AIM OF THE EXERCISE: Retype all of the entries word for word.

Source code of charts
——————————

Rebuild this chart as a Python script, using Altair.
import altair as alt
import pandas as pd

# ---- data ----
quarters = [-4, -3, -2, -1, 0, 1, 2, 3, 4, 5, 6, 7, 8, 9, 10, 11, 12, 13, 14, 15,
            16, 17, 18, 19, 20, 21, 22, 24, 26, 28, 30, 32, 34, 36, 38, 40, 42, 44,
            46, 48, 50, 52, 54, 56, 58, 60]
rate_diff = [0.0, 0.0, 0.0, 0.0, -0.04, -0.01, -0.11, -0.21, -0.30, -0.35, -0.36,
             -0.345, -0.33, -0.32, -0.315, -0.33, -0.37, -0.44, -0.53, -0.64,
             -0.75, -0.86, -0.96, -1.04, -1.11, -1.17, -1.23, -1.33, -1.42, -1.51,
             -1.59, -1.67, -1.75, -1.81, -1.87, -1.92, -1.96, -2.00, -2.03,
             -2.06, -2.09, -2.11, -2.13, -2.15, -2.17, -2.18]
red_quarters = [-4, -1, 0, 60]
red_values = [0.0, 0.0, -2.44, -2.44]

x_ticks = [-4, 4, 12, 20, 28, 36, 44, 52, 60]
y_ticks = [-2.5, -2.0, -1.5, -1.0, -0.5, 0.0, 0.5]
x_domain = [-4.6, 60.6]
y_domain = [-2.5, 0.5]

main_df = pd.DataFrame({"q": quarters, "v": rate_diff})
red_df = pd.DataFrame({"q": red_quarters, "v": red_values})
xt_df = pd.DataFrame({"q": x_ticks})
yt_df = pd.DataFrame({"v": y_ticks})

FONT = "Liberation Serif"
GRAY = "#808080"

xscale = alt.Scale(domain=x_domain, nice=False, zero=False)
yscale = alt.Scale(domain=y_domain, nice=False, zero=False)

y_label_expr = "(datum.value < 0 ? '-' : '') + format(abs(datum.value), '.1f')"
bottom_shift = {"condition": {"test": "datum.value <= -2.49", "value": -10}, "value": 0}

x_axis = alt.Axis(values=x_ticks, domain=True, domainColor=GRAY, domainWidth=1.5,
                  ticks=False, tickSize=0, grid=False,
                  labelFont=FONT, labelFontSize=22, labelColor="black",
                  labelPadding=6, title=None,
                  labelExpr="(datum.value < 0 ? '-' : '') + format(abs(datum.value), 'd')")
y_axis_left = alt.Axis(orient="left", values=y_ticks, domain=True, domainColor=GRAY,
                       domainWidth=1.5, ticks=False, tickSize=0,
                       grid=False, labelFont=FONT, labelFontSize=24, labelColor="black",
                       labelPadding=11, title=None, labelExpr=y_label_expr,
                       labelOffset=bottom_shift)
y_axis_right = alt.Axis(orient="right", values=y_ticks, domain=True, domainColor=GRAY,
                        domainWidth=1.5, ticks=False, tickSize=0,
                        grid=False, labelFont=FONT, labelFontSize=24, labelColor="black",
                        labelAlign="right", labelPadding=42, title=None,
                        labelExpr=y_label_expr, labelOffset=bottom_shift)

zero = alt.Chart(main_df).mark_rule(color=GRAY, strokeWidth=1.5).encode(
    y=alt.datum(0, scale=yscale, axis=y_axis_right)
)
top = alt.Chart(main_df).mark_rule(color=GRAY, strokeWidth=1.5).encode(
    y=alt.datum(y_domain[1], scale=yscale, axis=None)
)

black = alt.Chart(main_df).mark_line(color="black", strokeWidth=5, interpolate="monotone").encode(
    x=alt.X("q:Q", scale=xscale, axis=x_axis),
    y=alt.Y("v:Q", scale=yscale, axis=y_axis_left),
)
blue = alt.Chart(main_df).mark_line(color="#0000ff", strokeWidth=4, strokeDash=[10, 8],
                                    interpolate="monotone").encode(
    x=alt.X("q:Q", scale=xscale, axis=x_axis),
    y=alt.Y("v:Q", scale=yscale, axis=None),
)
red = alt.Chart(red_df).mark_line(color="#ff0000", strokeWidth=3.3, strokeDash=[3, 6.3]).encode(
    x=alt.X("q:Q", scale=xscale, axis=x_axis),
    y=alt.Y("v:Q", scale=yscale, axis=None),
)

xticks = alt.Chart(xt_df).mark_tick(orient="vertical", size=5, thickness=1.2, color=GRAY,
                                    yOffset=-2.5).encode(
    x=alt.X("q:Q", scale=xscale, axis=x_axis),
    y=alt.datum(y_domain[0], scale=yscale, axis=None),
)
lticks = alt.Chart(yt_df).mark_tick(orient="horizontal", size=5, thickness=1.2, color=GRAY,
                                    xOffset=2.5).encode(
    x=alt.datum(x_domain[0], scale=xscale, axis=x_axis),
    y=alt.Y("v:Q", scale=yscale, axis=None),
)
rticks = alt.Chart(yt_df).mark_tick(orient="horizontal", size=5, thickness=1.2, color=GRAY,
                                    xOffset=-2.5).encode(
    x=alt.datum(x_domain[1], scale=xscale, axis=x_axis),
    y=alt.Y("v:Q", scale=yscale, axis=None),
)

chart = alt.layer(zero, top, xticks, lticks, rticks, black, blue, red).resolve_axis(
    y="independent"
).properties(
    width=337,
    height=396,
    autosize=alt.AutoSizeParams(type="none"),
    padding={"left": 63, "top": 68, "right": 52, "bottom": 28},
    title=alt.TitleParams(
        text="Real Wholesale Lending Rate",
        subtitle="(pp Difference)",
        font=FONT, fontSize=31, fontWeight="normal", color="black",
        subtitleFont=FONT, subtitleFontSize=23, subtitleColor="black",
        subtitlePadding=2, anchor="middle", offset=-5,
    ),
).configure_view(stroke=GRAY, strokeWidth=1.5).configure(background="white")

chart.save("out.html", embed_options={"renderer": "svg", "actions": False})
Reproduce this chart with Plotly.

——————————

EXERCISE OUTPUT:
Rebuild this chart as a Python script, using Altair.
import altair as alt
import pandas as pd

# ---- data ----
quarters = [-4, -3, -2, -1, 0, 1, 2, 3, 4, 5, 6, 7, 8, 9, 10, 11, 12, 13, 14, 15,
            16, 17, 18, 19, 20, 21, 22, 24, 26, 28, 30, 32, 34, 36, 38, 40, 42, 44,
            46, 48, 50, 52, 54, 56, 58, 60]
rate_diff = [0.0, 0.0, 0.0, 0.0, -0.04, -0.01, -0.11, -0.21, -0.30, -0.35, -0.36,
             -0.345, -0.33, -0.32, -0.315, -0.33, -0.37, -0.44, -0.53, -0.64,
             -0.75, -0.86, -0.96, -1.04, -1.11, -1.17, -1.23, -1.33, -1.42, -1.51,
             -1.59, -1.67, -1.75, -1.81, -1.87, -1.92, -1.96, -2.00, -2.03,
             -2.06, -2.09, -2.11, -2.13, -2.15, -2.17, -2.18]
red_quarters = [-4, -1, 0, 60]
red_values = [0.0, 0.0, -2.44, -2.44]

x_ticks = [-4, 4, 12, 20, 28, 36, 44, 52, 60]
y_ticks = [-2.5, -2.0, -1.5, -1.0, -0.5, 0.0, 0.5]
x_domain = [-4.6, 60.6]
y_domain = [-2.5, 0.5]

main_df = pd.DataFrame({"q": quarters, "v": rate_diff})
red_df = pd.DataFrame({"q": red_quarters, "v": red_values})
xt_df = pd.DataFrame({"q": x_ticks})
yt_df = pd.DataFrame({"v": y_ticks})

FONT = "Liberation Serif"
GRAY = "#808080"

xscale = alt.Scale(domain=x_domain, nice=False, zero=False)
yscale = alt.Scale(domain=y_domain, nice=False, zero=False)

y_label_expr = "(datum.value < 0 ? '-' : '') + format(abs(datum.value), '.1f')"
bottom_shift = {"condition": {"test": "datum.value <= -2.49", "value": -10}, "value": 0}

x_axis = alt.Axis(values=x_ticks, domain=True, domainColor=GRAY, domainWidth=1.5,
                  ticks=False, tickSize=0, grid=False,
                  labelFont=FONT, labelFontSize=22, labelColor="black",
                  labelPadding=6, title=None,
                  labelExpr="(datum.value < 0 ? '-' : '') + format(abs(datum.value), 'd')")
y_axis_left = alt.Axis(orient="left", values=y_ticks, domain=True, domainColor=GRAY,
                       domainWidth=1.5, ticks=False, tickSize=0,
                       grid=False, labelFont=FONT, labelFontSize=24, labelColor="black",
                       labelPadding=11, title=None, labelExpr=y_label_expr,
                       labelOffset=bottom_shift)
y_axis_right = alt.Axis(orient="right", values=y_ticks, domain=True, domainColor=GRAY,
                        domainWidth=1.5, ticks=False, tickSize=0,
                        grid=False, labelFont=FONT, labelFontSize=24, labelColor="black",
                        labelAlign="right", labelPadding=42, title=None,
                        labelExpr=y_label_expr, labelOffset=bottom_shift)

zero = alt.Chart(main_df).mark_rule(color=GRAY, strokeWidth=1.5).encode(
    y=alt.datum(0, scale=yscale, axis=y_axis_right)
)
top = alt.Chart(main_df).mark_rule(color=GRAY, strokeWidth=1.5).encode(
    y=alt.datum(y_domain[1], scale=yscale, axis=None)
)

black = alt.Chart(main_df).mark_line(color="black", strokeWidth=5, interpolate="monotone").encode(
    x=alt.X("q:Q", scale=xscale, axis=x_axis),
    y=alt.Y("v:Q", scale=yscale, axis=y_axis_left),
)
blue = alt.Chart(main_df).mark_line(color="#0000ff", strokeWidth=4, strokeDash=[10, 8],
                                    interpolate="monotone").encode(
    x=alt.X("q:Q", scale=xscale, axis=x_axis),
    y=alt.Y("v:Q", scale=yscale, axis=None),
)
red = alt.Chart(red_df).mark_line(color="#ff0000", strokeWidth=3.3, strokeDash=[3, 6.3]).encode(
    x=alt.X("q:Q", scale=xscale, axis=x_axis),
    y=alt.Y("v:Q", scale=yscale, axis=None),
)

xticks = alt.Chart(xt_df).mark_tick(orient="vertical", size=5, thickness=1.2, color=GRAY,
                                    yOffset=-2.5).encode(
    x=alt.X("q:Q", scale=xscale, axis=x_axis),
    y=alt.datum(y_domain[0], scale=yscale, axis=None),
)
lticks = alt.Chart(yt_df).mark_tick(orient="horizontal", size=5, thickness=1.2, color=GRAY,
                                    xOffset=2.5).encode(
    x=alt.datum(x_domain[0], scale=xscale, axis=x_axis),
    y=alt.Y("v:Q", scale=yscale, axis=None),
)
rticks = alt.Chart(yt_df).mark_tick(orient="horizontal", size=5, thickness=1.2, color=GRAY,
                                    xOffset=-2.5).encode(
    x=alt.datum(x_domain[1], scale=xscale, axis=x_axis),
    y=alt.Y("v:Q", scale=yscale, axis=None),
)

chart = alt.layer(zero, top, xticks, lticks, rticks, black, blue, red).resolve_axis(
    y="independent"
).properties(
    width=337,
    height=396,
    autosize=alt.AutoSizeParams(type="none"),
    padding={"left": 63, "top": 68, "right": 52, "bottom": 28},
    title=alt.TitleParams(
        text="Real Wholesale Lending Rate",
        subtitle="(pp Difference)",
        font=FONT, fontSize=31, fontWeight="normal", color="black",
        subtitleFont=FONT, subtitleFontSize=23, subtitleColor="black",
        subtitlePadding=2, anchor="middle", offset=-5,
    ),
).configure_view(stroke=GRAY, strokeWidth=1.5).configure(background="white")

chart.save("out.html", embed_options={"renderer": "svg", "actions": False})
Reproduce this chart with Plotly.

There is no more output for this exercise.